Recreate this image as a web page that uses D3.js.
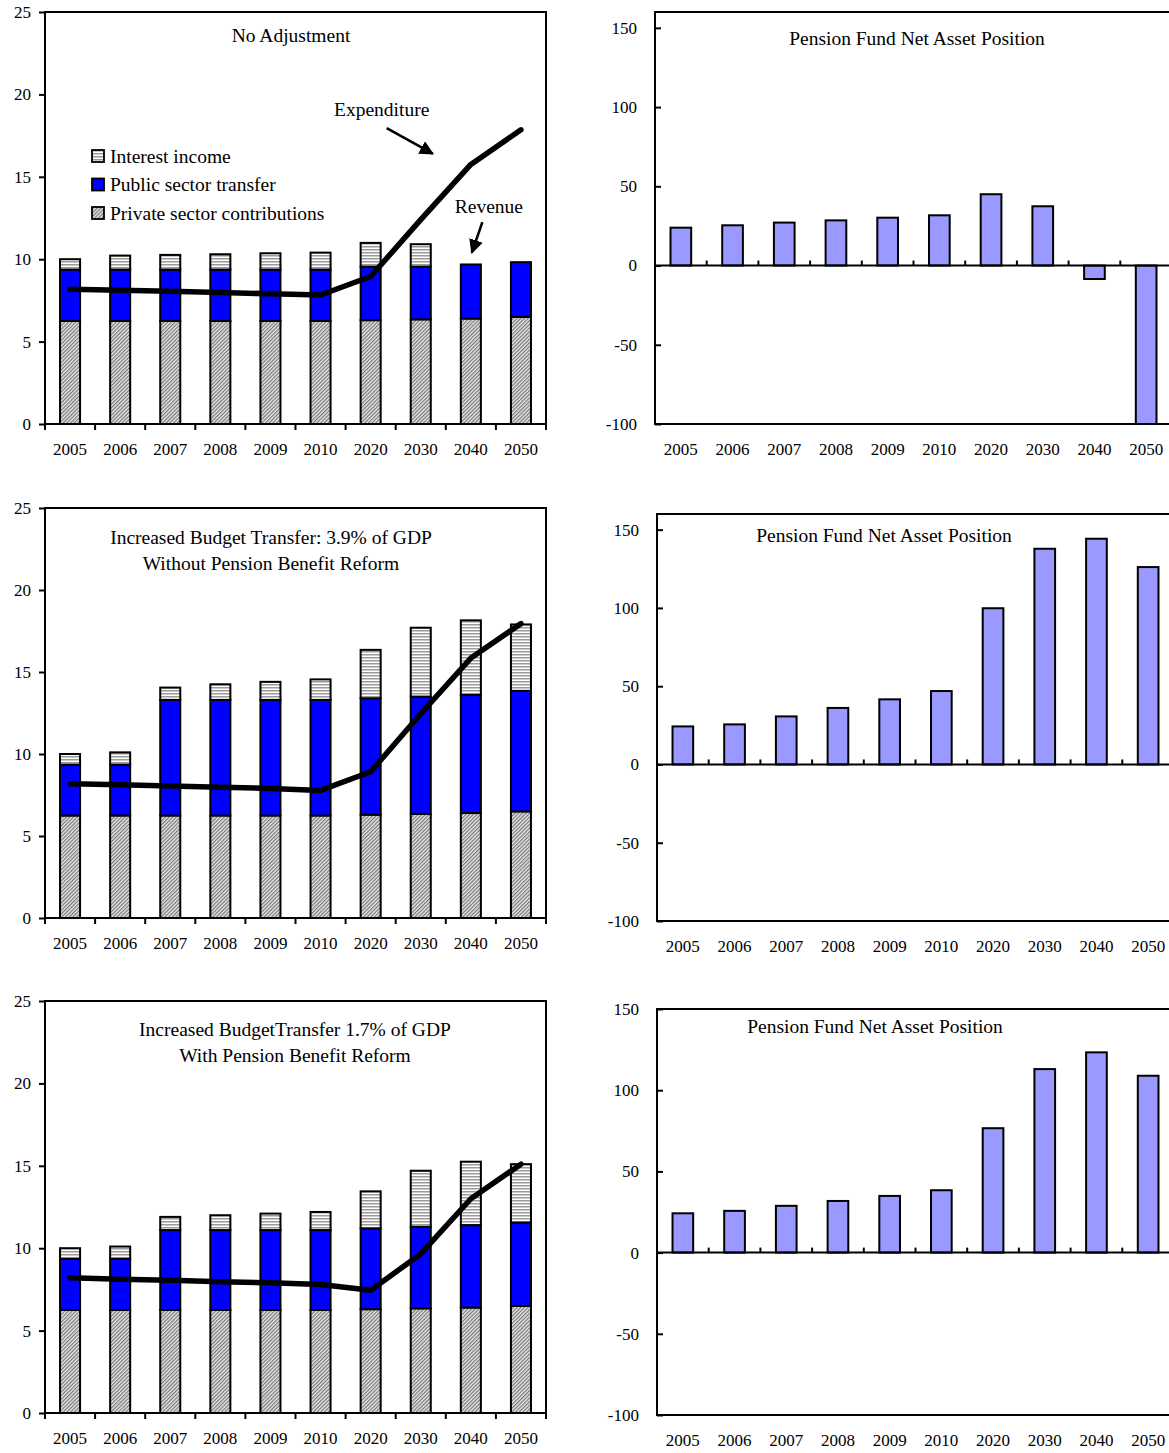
<!DOCTYPE html>
<html>
<head>
<meta charset="utf-8">
<script src="https://cdn.jsdelivr.net/npm/d3@7"></script>
<style>
  body { margin: 0; background: #fff; }
  text { font-family: "Liberation Serif", "Times New Roman", serif; fill: #000; }
</style>
</head>
<body>
<svg id="chart" width="1169" height="1453"></svg>
<script>
// ---- data ----
const years = ["2005", "2006", "2007", "2008", "2009", "2010", "2020", "2030", "2040", "2050"];
const leftTicks = [0, 5, 10, 15, 20, 25];
const rightTicks = [-100, -50, 0, 50, 100, 150];

// Scenario 1: no adjustment
const privateNoAdj  = [6.25, 6.25, 6.25, 6.25, 6.25, 6.25, 6.3, 6.35, 6.4, 6.5];
const publicNoAdj   = [3.12, 3.12, 3.12, 3.12, 3.12, 3.12, 3.25, 3.2, 3.28, 3.32];
const interestNoAdj = [0.63, 0.85, 0.89, 0.93, 0.99, 1.03, 1.44, 1.36, 0, 0];
const expendNoAdj   = [8.18, 8.12, 8.05, 7.98, 7.9, 7.83, 8.95, 12.4, 15.75, 17.85];
const assetsNoAdj   = [23.9, 25.4, 27.1, 28.5, 30.2, 31.7, 45.0, 37.4, -8.5, -100];

// Scenario 2: budget transfer 3.9% of GDP, no benefit reform
const privateHigh  = [6.25, 6.25, 6.25, 6.25, 6.25, 6.25, 6.3, 6.35, 6.4, 6.5];
const publicHigh   = [3.1, 3.1, 7.05, 7.05, 7.05, 7.05, 7.1, 7.15, 7.2, 7.35];
const interestHigh = [0.65, 0.75, 0.75, 0.95, 1.1, 1.25, 2.95, 4.2, 4.55, 4.05];
const expendHigh   = [8.18, 8.12, 8.05, 7.98, 7.9, 7.78, 8.92, 12.45, 15.85, 17.95];
const assetsHigh   = [24.3, 25.6, 30.7, 36.1, 41.6, 46.9, 99.8, 137.8, 144.2, 126.1];

// Scenario 3: budget transfer 1.7% of GDP, with benefit reform
const privateLow  = [6.25, 6.25, 6.25, 6.25, 6.25, 6.25, 6.3, 6.35, 6.4, 6.5];
const publicLow   = [3.1, 3.1, 4.85, 4.85, 4.85, 4.85, 4.9, 4.95, 5.0, 5.05];
const interestLow = [0.65, 0.75, 0.8, 0.9, 1.0, 1.1, 2.25, 3.4, 3.85, 3.55];
const expendLow   = [8.2, 8.12, 8.05, 7.97, 7.9, 7.8, 7.45, 9.65, 13.0, 15.1];
const assetsLow   = [24.2, 25.7, 28.8, 31.8, 34.9, 38.4, 76.6, 113.0, 123.3, 108.9];

const legendLabels = ["Interest income", "Public sector transfer", "Private sector contributions"];

// ---- drawing ----
const svg = d3.select("#chart");
const defs = svg.append("defs");

// fine diagonal hatch for private contributions
const diag = defs.append("pattern").attr("id", "diag")
  .attr("patternUnits", "userSpaceOnUse").attr("width", 2.6).attr("height", 2.6)
  .attr("patternTransform", "rotate(45)");
diag.append("rect").attr("width", 2.6).attr("height", 2.6).attr("fill", "#e6e6e6");
diag.append("line").attr("x1", 0.6).attr("y1", 0).attr("x2", 0.6).attr("y2", 2.6)
  .attr("stroke", "#6e6e6e").attr("stroke-width", 1.1);

// horizontal stripes for interest income
const horiz = defs.append("pattern").attr("id", "horiz")
  .attr("patternUnits", "userSpaceOnUse").attr("width", 4).attr("height", 3);
horiz.append("rect").attr("width", 4).attr("height", 3).attr("fill", "#ffffff");
horiz.append("rect").attr("y", 0).attr("width", 4).attr("height", 1.5).attr("fill", "#9a9a9a");

defs.append("marker").attr("id", "arrowhead")
  .attr("viewBox", "0 0 10 10").attr("refX", 9).attr("refY", 5)
  .attr("markerWidth", 5.5).attr("markerHeight", 5.5).attr("orient", "auto")
  .attr("markerUnits", "strokeWidth")
  .append("path").attr("d", "M0,0 L10,5 L0,10 Z").attr("fill", "#000");

const FILL_PUBLIC = "#0000ff";
const FILL_ASSET = "#9999ff";
const plain = d => String(d);

function drawLeft(cfg) {
  const g = svg.append("g");
  const x = d3.scaleBand().domain(years).range([cfg.x0, cfg.x1]).padding(0);
  const y = d3.scaleLinear().domain([0, 25]).range([cfg.bottom, cfg.top]);
  const bw = x.bandwidth() * 0.4;

  // y axis ticks and labels
  const ya = g.append("g").attr("transform", `translate(${cfg.x0},0)`)
    .call(d3.axisLeft(y).tickValues(leftTicks).tickSize(6).tickPadding(8).tickFormat(plain));
  ya.select(".domain").remove();
  ya.selectAll("line").attr("stroke", "#000").attr("stroke-width", 2);
  ya.selectAll("text").attr("font-size", 17).attr("font-family", null);

  // category labels
  const xa = g.append("g").attr("transform", `translate(0,${cfg.bottom})`)
    .call(d3.axisBottom(x).tickSize(0).tickPadding(19));
  xa.select(".domain").remove();
  xa.selectAll("text").attr("font-size", 17).attr("font-family", null);

  // boundary ticks on the category axis
  const bounds = d3.range(years.length + 1).map(i => cfg.x0 + i * x.step());
  g.append("g").selectAll("line").data(bounds).join("line")
    .attr("x1", d => d).attr("x2", d => d)
    .attr("y1", cfg.bottom).attr("y2", cfg.bottom + 6)
    .attr("stroke", "#000").attr("stroke-width", 2);

  // stacked bars
  const rows = years.map((yr, i) => {
    const p = cfg.priv[i], q = cfg.pub[i], r = cfg.intr[i];
    return { yr, segs: [
      { lo: 0, hi: p, fill: "url(#diag)" },
      { lo: p, hi: p + q, fill: FILL_PUBLIC },
      { lo: p + q, hi: p + q + r, fill: "url(#horiz)" }
    ].filter(s => s.hi - s.lo > 0) };
  });
  const bars = g.append("g").selectAll("g").data(rows).join("g");
  bars.selectAll("rect").data(d => d.segs.map(s => ({ ...s, yr: d.yr }))).join("rect")
    .attr("x", d => x(d.yr) + (x.bandwidth() - bw) / 2)
    .attr("width", bw)
    .attr("y", d => y(d.hi))
    .attr("height", d => y(d.lo) - y(d.hi))
    .attr("fill", d => d.fill)
    .attr("stroke", "#000").attr("stroke-width", 2);

  // expenditure line
  const line = d3.line().x((d, i) => x(years[i]) + x.bandwidth() / 2).y(d => y(d));
  g.append("path").datum(cfg.exp).attr("d", line)
    .attr("fill", "none").attr("stroke", "#000").attr("stroke-width", 5.5)
    .attr("stroke-linejoin", "round").attr("stroke-linecap", "round");

  // frame
  g.append("rect").attr("x", cfg.x0).attr("y", cfg.top)
    .attr("width", cfg.x1 - cfg.x0).attr("height", cfg.bottom - cfg.top)
    .attr("fill", "none").attr("stroke", "#000").attr("stroke-width", 2);

  // title
  cfg.title.forEach((t, k) => {
    g.append("text").attr("x", cfg.titleX).attr("y", cfg.titleY + k * 26)
      .attr("dy", "0.35em").attr("text-anchor", "middle").attr("font-size", 19.5).text(t);
  });

  return { g, x, y };
}

function drawRight(cfg) {
  const g = svg.append("g");
  const x = d3.scaleBand().domain(years).range([cfg.x0, cfg.x1]).padding(0);
  const y = d3.scaleLinear().domain(cfg.domain).range([cfg.bottom, cfg.top]).clamp(true);
  const bw = x.bandwidth() * 0.4;

  const ya = g.append("g").attr("transform", `translate(${cfg.x0},0)`)
    .call(d3.axisLeft(y).tickValues(rightTicks).tickSize(-6).tickPadding(18).tickFormat(plain));
  ya.select(".domain").remove();
  ya.selectAll("line").attr("stroke", "#000").attr("stroke-width", 2);
  ya.selectAll("text").attr("font-size", 17).attr("font-family", null);

  const xa = g.append("g").attr("transform", `translate(0,${cfg.bottom})`)
    .call(d3.axisBottom(x).tickSize(0).tickPadding(19));
  xa.select(".domain").remove();
  xa.selectAll("text").attr("font-size", 17).attr("font-family", null);

  g.append("g").selectAll("rect").data(years.map((yr, i) => ({ yr, v: cfg.vals[i] }))).join("rect")
    .attr("x", d => x(d.yr) + (x.bandwidth() - bw) / 2)
    .attr("width", bw)
    .attr("y", d => y(Math.max(0, d.v)))
    .attr("height", d => Math.abs(y(d.v) - y(0)))
    .attr("fill", FILL_ASSET)
    .attr("stroke", "#000").attr("stroke-width", 2);

  // zero line with boundary ticks
  g.append("line").attr("x1", cfg.x0).attr("x2", cfg.x1).attr("y1", y(0)).attr("y2", y(0))
    .attr("stroke", "#000").attr("stroke-width", 2);
  const bounds = d3.range(1, years.length + 1).map(i => cfg.x0 + i * x.step());
  g.append("g").selectAll("line").data(bounds).join("line")
    .attr("x1", d => d).attr("x2", d => d)
    .attr("y1", y(0)).attr("y2", y(0) - 5)
    .attr("stroke", "#000").attr("stroke-width", 2);

  g.append("rect").attr("x", cfg.x0).attr("y", cfg.top)
    .attr("width", cfg.x1 - cfg.x0).attr("height", cfg.bottom - cfg.top)
    .attr("fill", "none").attr("stroke", "#000").attr("stroke-width", 2);

  g.append("text").attr("x", cfg.titleX).attr("y", cfg.titleY)
    .attr("dy", "0.35em").attr("text-anchor", "middle").attr("font-size", 19.5)
    .text("Pension Fund Net Asset Position");
}

// left column: revenue composition vs expenditure
const p1 = drawLeft({ x0: 45, x1: 546, top: 12, bottom: 424,
  priv: privateNoAdj, pub: publicNoAdj, intr: interestNoAdj, exp: expendNoAdj,
  title: ["No Adjustment"], titleX: 291, titleY: 35 });
drawLeft({ x0: 45, x1: 546, top: 508, bottom: 918,
  priv: privateHigh, pub: publicHigh, intr: interestHigh, exp: expendHigh,
  title: ["Increased Budget Transfer: 3.9% of GDP", "Without Pension Benefit Reform"], titleX: 271, titleY: 537 });
drawLeft({ x0: 45, x1: 546, top: 1001, bottom: 1413,
  priv: privateLow, pub: publicLow, intr: interestLow, exp: expendLow,
  title: ["Increased BudgetTransfer 1.7% of GDP", "With Pension Benefit Reform"], titleX: 295, titleY: 1029 });

// right column: fund asset position
drawRight({ x0: 655, x1: 1172, top: 12, bottom: 424, domain: [-100, 160],
  vals: assetsNoAdj, titleX: 917, titleY: 38 });
drawRight({ x0: 657, x1: 1174, top: 514, bottom: 921, domain: [-100, 160],
  vals: assetsHigh, titleX: 884, titleY: 535 });
drawRight({ x0: 657, x1: 1174, top: 1009, bottom: 1415, domain: [-100, 150],
  vals: assetsLow, titleX: 875, titleY: 1026 });

// legend inside the first panel
const fills = ["url(#horiz)", FILL_PUBLIC, "url(#diag)"];
const leg = p1.g.append("g").attr("transform", "translate(92,150)");
legendLabels.forEach((t, i) => {
  leg.append("rect").attr("x", 0).attr("y", i * 28.5).attr("width", 12).attr("height", 12)
    .attr("fill", fills[i]).attr("stroke", "#000").attr("stroke-width", 1.8);
  leg.append("text").attr("x", 18).attr("y", i * 28.5 + 6).attr("dy", "0.35em")
    .attr("font-size", 19.5).text(t);
});

// annotations, positioned in data space (band index, value)
const px = f => 45 + f * p1.x.step();
const py = p1.y;
const ann = p1.g.append("g");
ann.append("text").attr("x", px(6.72)).attr("y", py(19.1)).attr("dy", "0.35em")
  .attr("text-anchor", "middle").attr("font-size", 19.5).text("Expenditure");
ann.append("line").attr("x1", px(6.82)).attr("y1", py(17.95)).attr("x2", px(7.74)).attr("y2", py(16.4))
  .attr("stroke", "#000").attr("stroke-width", 2.6).attr("marker-end", "url(#arrowhead)");
ann.append("text").attr("x", px(8.86)).attr("y", py(13.2)).attr("dy", "0.35em")
  .attr("text-anchor", "middle").attr("font-size", 19.5).text("Revenue");
ann.append("line").attr("x1", px(8.73)).attr("y1", py(12.25)).attr("x2", px(8.52)).attr("y2", py(10.4))
  .attr("stroke", "#000").attr("stroke-width", 2.6).attr("marker-end", "url(#arrowhead)");
</script>
</body>
</html>
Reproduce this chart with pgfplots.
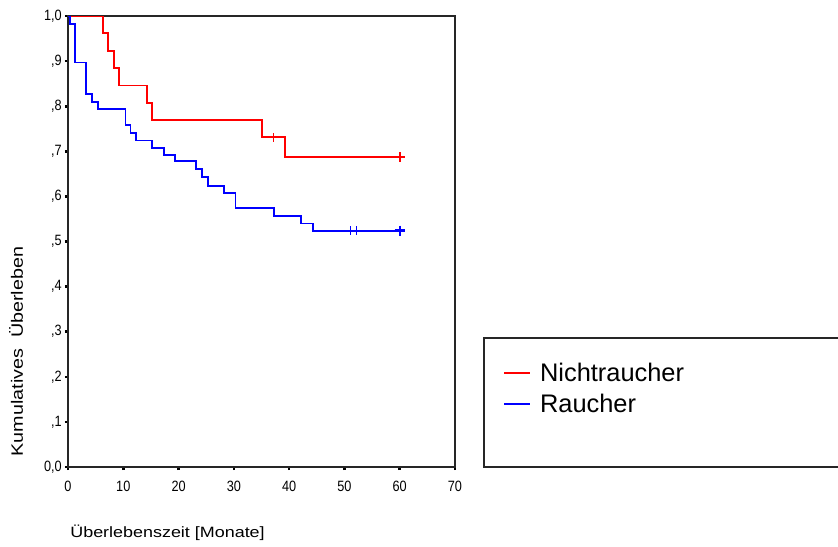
\documentclass[border=0pt]{standalone}
\usepackage{fontspec}
\setmainfont{Liberation Sans}
\newfontfamily\spss[FakeStretch=1.2]{Liberation Sans}
\newfontfamily\spssnarrow[FakeStretch=0.85]{Liberation Sans}
\usepackage{pgfplots}
\pgfplotsset{compat=1.18}

\begin{document}
\begin{tikzpicture}
\begin{axis}[
  at={(68bp,-467bp)}, anchor=south west,
  scale only axis, width=387bp, height=451bp,
  xmin=0, xmax=70, ymin=0, ymax=1,
  xtick={0,10,20,30,40,50,60,70},
  xticklabels={0,10,20,30,40,50,60,70},
  ytick={0,0.1,0.2,0.3,0.4,0.5,0.6,0.7,0.8,0.9,1},
  yticklabels={{0,0},{,1},{,2},{,3},{,4},{,5},{,6},{,7},{,8},{,9},{1,0}},
  tick pos=left, tick align=outside,
  major tick length=3bp,
  tick style={line width=2.6bp, black},
  axis line style={line width=1.4bp, black!85},
  xticklabel style={font=\spssnarrow\fontsize{15}{16}\selectfont, inner sep=0pt, yshift=-11bp},
  yticklabel style={font=\spssnarrow\fontsize{15}{16}\selectfont, inner sep=0pt, xshift=-3bp},
  xlabel={Überlebenszeit [Monate]},
  ylabel={Kumulatives\ \ Überleben},
  every axis x label/.style={at={(axis description cs:-0.003,-0.1552)},
    anchor=base west, font=\spss\fontsize{15}{16}\selectfont},
  every axis y label/.style={at={(axis description cs:-0.1163,0.2561)},
    rotate=90, anchor=base, font=\spss\fontsize{16.5}{17}\selectfont},
  legend style={at={(axis description cs:1.1240,0.2313)}, anchor=north west,
    draw=none, fill=none, inner sep=0pt, row sep=11.4bp, column sep=9bp,
    nodes={inner sep=0pt}, font=\fontsize{25.5}{27}\selectfont},
  legend cell align=left,
  legend image code/.code={\draw[#1] (0bp,0bp) -- (26bp,0bp);},
]
% Nichtraucher
\addplot[red, line width=1.9bp, const plot] coordinates {
  (0,1) (6.3,0.962) (7.3,0.923) (8.3,0.885) (9.2,0.846) (14.3,0.808)
  (15.2,0.769) (35.1,0.731) (39.2,0.687) (60,0.687)};
\addlegendentry{Nichtraucher}
% Raucher
\addplot[blue, line width=1.9bp, const plot] coordinates {
  (0,1) (0.3,0.983) (1.2,0.897) (3.3,0.828) (4.3,0.810) (5.4,0.793)
  (10.4,0.759) (11.3,0.741) (12.3,0.724) (15.2,0.707) (17.3,0.692)
  (19.3,0.678) (23.2,0.661) (24.3,0.643) (25.3,0.624) (28.2,0.608)
  (30.3,0.575) (37.2,0.557) (42.2,0.540) (44.3,0.524) (60,0.524)};
\addlegendentry{Raucher}
% censored cases
\addplot[red, only marks, mark=|, mark size=4.5bp, line width=1.5bp, forget plot]
  coordinates {(37.2,0.731)};
\addplot[red, only marks, mark=+, mark size=5bp, line width=2.4bp, forget plot]
  coordinates {(60,0.687)};
\addplot[blue, only marks, mark=|, mark size=4.5bp, line width=1.5bp, forget plot]
  coordinates {(51.1,0.524) (52.2,0.524)};
\addplot[blue, only marks, mark=+, mark size=5bp, line width=2.4bp, forget plot]
  coordinates {(60,0.524)};
\end{axis}
% legend frame, runs off the right edge as in the original
\draw[line width=1.6bp, black!85] (484bp,-338bp) rectangle (860bp,-467bp);
\pgfresetboundingbox
\path[use as bounding box] (0bp,0bp) rectangle (838bp,-547bp);
\end{tikzpicture}
\end{document}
====
**TASK INSTRUCTIONS:** Everything from the first line of the listing above through the line that contains "const rightTicks = [-100, -50, 0, 50, 100, 150];" is to be restated word for word, minus the pictures.

**TASK OUTPUT:**
Recreate this image as a web page that uses D3.js.
<!DOCTYPE html>
<html>
<head>
<meta charset="utf-8">
<script src="https://cdn.jsdelivr.net/npm/d3@7"></script>
<style>
  body { margin: 0; background: #fff; }
  text { font-family: "Liberation Serif", "Times New Roman", serif; fill: #000; }
</style>
</head>
<body>
<svg id="chart" width="1169" height="1453"></svg>
<script>
// ---- data ----
const years = ["2005", "2006", "2007", "2008", "2009", "2010", "2020", "2030", "2040", "2050"];
const leftTicks = [0, 5, 10, 15, 20, 25];
const rightTicks = [-100, -50, 0, 50, 100, 150];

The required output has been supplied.